(Task brief)
Retype only what runs from the first line of the records to the line with "0.0111, 0.0137, 0.0164, 0.0192, 0.0220, 0.0248]", inclusive, and no pictures.

(Records supplied)
══════
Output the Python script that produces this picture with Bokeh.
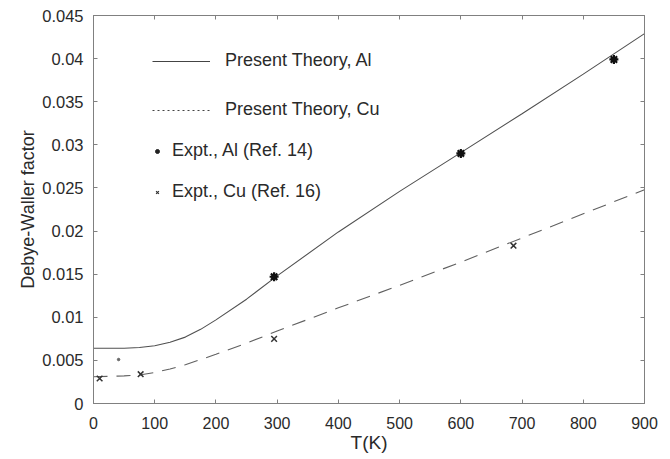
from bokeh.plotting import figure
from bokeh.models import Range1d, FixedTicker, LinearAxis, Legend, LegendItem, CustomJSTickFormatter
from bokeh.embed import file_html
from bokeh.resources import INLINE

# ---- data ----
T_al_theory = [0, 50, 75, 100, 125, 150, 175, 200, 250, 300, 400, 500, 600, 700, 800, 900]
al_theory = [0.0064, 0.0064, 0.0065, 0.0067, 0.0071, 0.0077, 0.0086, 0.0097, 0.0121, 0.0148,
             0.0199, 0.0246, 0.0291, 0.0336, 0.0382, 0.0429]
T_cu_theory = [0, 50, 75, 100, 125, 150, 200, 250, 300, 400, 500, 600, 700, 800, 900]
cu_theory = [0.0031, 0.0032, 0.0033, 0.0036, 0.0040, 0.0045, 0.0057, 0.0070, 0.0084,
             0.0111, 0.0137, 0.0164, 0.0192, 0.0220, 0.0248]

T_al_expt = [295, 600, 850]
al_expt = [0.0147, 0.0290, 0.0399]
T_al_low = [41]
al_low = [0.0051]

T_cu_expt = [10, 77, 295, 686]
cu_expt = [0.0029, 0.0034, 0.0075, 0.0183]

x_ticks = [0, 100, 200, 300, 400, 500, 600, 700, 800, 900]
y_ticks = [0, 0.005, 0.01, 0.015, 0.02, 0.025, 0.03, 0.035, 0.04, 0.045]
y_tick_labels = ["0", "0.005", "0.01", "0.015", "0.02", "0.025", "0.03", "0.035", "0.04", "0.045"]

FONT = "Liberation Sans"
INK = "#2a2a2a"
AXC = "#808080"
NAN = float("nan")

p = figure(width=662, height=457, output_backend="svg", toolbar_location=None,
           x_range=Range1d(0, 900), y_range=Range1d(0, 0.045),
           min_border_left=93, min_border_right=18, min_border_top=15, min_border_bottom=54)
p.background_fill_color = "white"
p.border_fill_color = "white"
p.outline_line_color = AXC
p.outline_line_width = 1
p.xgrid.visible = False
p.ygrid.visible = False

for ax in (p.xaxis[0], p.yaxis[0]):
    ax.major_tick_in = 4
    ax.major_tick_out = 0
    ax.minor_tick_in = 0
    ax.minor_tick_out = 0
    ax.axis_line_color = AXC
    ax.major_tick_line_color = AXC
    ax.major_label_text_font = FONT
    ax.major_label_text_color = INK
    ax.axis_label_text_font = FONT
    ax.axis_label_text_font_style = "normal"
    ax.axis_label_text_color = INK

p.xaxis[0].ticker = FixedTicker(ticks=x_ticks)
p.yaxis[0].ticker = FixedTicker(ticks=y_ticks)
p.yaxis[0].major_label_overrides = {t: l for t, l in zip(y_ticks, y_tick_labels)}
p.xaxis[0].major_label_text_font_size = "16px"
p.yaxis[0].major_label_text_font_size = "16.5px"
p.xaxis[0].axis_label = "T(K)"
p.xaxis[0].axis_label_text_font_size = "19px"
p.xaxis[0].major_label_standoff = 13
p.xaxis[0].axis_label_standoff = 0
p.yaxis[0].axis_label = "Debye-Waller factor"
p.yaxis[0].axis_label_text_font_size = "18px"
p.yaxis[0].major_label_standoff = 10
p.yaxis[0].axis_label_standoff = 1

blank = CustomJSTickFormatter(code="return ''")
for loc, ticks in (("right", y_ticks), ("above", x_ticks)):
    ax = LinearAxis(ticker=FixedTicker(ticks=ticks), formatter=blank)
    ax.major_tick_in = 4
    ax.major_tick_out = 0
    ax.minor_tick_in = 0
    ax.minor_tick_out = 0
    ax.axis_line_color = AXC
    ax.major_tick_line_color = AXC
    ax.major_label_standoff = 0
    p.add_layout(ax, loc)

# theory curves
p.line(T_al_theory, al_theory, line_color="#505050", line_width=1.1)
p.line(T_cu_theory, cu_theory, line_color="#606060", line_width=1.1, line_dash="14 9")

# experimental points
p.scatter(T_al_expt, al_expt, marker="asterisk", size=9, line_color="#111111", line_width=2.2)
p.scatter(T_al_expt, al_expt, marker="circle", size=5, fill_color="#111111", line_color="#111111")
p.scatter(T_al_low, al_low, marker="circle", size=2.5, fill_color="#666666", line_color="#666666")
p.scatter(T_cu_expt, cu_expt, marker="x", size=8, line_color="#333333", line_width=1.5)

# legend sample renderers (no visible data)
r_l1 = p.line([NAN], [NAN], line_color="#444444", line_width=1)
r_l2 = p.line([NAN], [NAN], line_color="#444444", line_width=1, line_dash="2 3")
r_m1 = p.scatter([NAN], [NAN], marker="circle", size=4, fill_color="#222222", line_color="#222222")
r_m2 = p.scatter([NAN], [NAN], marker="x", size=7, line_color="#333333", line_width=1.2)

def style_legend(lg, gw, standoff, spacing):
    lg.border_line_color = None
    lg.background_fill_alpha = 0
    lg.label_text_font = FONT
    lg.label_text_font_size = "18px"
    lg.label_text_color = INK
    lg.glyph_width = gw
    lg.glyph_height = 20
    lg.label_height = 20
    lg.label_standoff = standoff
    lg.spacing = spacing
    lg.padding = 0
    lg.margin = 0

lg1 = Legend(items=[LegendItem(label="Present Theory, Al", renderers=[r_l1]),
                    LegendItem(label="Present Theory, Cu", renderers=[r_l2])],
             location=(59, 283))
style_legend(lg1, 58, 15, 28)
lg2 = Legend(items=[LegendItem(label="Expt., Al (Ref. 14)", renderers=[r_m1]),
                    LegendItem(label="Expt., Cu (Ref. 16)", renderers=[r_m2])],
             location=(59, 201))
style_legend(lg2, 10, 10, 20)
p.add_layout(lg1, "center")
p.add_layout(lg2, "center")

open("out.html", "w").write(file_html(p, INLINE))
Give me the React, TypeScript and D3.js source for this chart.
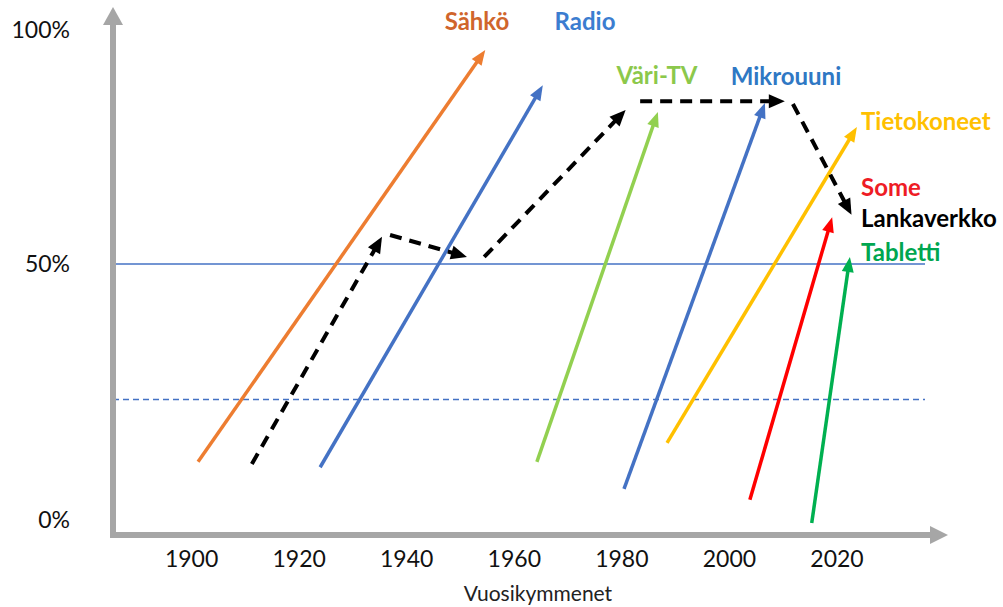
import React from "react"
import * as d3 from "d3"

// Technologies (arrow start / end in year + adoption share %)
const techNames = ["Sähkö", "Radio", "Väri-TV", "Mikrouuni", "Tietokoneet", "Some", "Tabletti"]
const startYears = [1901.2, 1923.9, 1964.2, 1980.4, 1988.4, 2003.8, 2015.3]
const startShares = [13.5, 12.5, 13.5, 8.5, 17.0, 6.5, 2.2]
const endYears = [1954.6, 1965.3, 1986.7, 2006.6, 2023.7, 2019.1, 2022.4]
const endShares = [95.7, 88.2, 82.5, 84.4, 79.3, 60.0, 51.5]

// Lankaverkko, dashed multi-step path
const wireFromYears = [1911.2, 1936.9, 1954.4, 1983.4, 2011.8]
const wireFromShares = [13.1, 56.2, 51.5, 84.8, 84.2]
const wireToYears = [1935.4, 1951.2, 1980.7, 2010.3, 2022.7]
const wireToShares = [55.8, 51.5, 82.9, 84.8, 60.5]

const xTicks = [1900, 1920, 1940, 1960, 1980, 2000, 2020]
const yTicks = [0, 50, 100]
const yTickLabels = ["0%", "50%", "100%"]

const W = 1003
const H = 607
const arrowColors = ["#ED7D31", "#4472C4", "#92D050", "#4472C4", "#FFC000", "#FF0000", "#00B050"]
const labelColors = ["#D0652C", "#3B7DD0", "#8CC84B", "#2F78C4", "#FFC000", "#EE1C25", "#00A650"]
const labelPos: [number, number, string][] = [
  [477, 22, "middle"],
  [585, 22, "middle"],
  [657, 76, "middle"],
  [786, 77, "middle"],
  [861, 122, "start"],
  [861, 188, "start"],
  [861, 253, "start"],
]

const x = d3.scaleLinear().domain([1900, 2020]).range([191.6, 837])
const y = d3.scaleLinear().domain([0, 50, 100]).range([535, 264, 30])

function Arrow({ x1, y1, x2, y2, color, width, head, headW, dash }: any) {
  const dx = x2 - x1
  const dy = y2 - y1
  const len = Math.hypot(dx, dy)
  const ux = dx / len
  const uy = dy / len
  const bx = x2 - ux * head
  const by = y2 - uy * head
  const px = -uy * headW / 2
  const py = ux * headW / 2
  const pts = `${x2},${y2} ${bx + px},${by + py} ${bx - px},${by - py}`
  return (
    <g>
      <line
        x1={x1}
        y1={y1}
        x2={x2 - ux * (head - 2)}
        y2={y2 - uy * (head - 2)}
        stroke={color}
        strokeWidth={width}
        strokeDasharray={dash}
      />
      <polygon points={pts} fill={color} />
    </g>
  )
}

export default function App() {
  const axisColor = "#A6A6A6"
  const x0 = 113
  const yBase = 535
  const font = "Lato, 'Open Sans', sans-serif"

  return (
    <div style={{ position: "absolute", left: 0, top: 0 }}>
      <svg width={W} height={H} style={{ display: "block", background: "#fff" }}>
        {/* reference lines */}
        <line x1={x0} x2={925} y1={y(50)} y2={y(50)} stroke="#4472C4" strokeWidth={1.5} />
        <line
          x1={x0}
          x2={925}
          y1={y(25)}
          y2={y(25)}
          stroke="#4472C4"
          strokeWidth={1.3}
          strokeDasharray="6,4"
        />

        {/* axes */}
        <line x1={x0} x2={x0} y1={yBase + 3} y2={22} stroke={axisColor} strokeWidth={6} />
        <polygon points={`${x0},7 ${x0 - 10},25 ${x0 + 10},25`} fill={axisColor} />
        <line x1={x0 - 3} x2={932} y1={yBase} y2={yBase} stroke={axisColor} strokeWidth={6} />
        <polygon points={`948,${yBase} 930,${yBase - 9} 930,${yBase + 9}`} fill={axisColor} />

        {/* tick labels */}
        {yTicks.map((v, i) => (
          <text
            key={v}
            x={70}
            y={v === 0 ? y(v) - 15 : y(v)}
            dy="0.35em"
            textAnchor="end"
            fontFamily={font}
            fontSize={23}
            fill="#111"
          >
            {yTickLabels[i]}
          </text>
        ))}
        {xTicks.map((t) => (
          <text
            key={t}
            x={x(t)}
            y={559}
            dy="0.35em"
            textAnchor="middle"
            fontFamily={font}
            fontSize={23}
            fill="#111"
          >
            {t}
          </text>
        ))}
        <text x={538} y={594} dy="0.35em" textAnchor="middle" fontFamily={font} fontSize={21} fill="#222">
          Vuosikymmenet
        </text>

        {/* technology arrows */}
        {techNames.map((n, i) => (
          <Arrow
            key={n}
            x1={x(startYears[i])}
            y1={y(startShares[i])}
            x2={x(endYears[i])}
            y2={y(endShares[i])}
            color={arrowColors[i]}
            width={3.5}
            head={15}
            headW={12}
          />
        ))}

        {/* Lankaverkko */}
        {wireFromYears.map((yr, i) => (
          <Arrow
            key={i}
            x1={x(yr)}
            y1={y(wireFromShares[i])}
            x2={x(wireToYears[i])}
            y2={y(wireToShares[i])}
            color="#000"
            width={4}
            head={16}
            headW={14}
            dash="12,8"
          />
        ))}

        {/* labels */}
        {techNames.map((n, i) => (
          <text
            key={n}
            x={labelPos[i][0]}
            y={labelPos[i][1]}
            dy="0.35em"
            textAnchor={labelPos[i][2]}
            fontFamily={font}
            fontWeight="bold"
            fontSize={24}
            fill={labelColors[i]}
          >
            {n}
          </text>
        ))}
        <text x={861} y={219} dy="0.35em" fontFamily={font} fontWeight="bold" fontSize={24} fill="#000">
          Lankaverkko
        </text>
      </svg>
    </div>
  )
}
══════
(Full answer)
Output the Python script that produces this picture with Bokeh.
from bokeh.plotting import figure
from bokeh.models import Range1d, FixedTicker, LinearAxis, Legend, LegendItem, CustomJSTickFormatter
from bokeh.embed import file_html
from bokeh.resources import INLINE

# ---- data ----
T_al_theory = [0, 50, 75, 100, 125, 150, 175, 200, 250, 300, 400, 500, 600, 700, 800, 900]
al_theory = [0.0064, 0.0064, 0.0065, 0.0067, 0.0071, 0.0077, 0.0086, 0.0097, 0.0121, 0.0148,
             0.0199, 0.0246, 0.0291, 0.0336, 0.0382, 0.0429]
T_cu_theory = [0, 50, 75, 100, 125, 150, 200, 250, 300, 400, 500, 600, 700, 800, 900]
cu_theory = [0.0031, 0.0032, 0.0033, 0.0036, 0.0040, 0.0045, 0.0057, 0.0070, 0.0084,
             0.0111, 0.0137, 0.0164, 0.0192, 0.0220, 0.0248]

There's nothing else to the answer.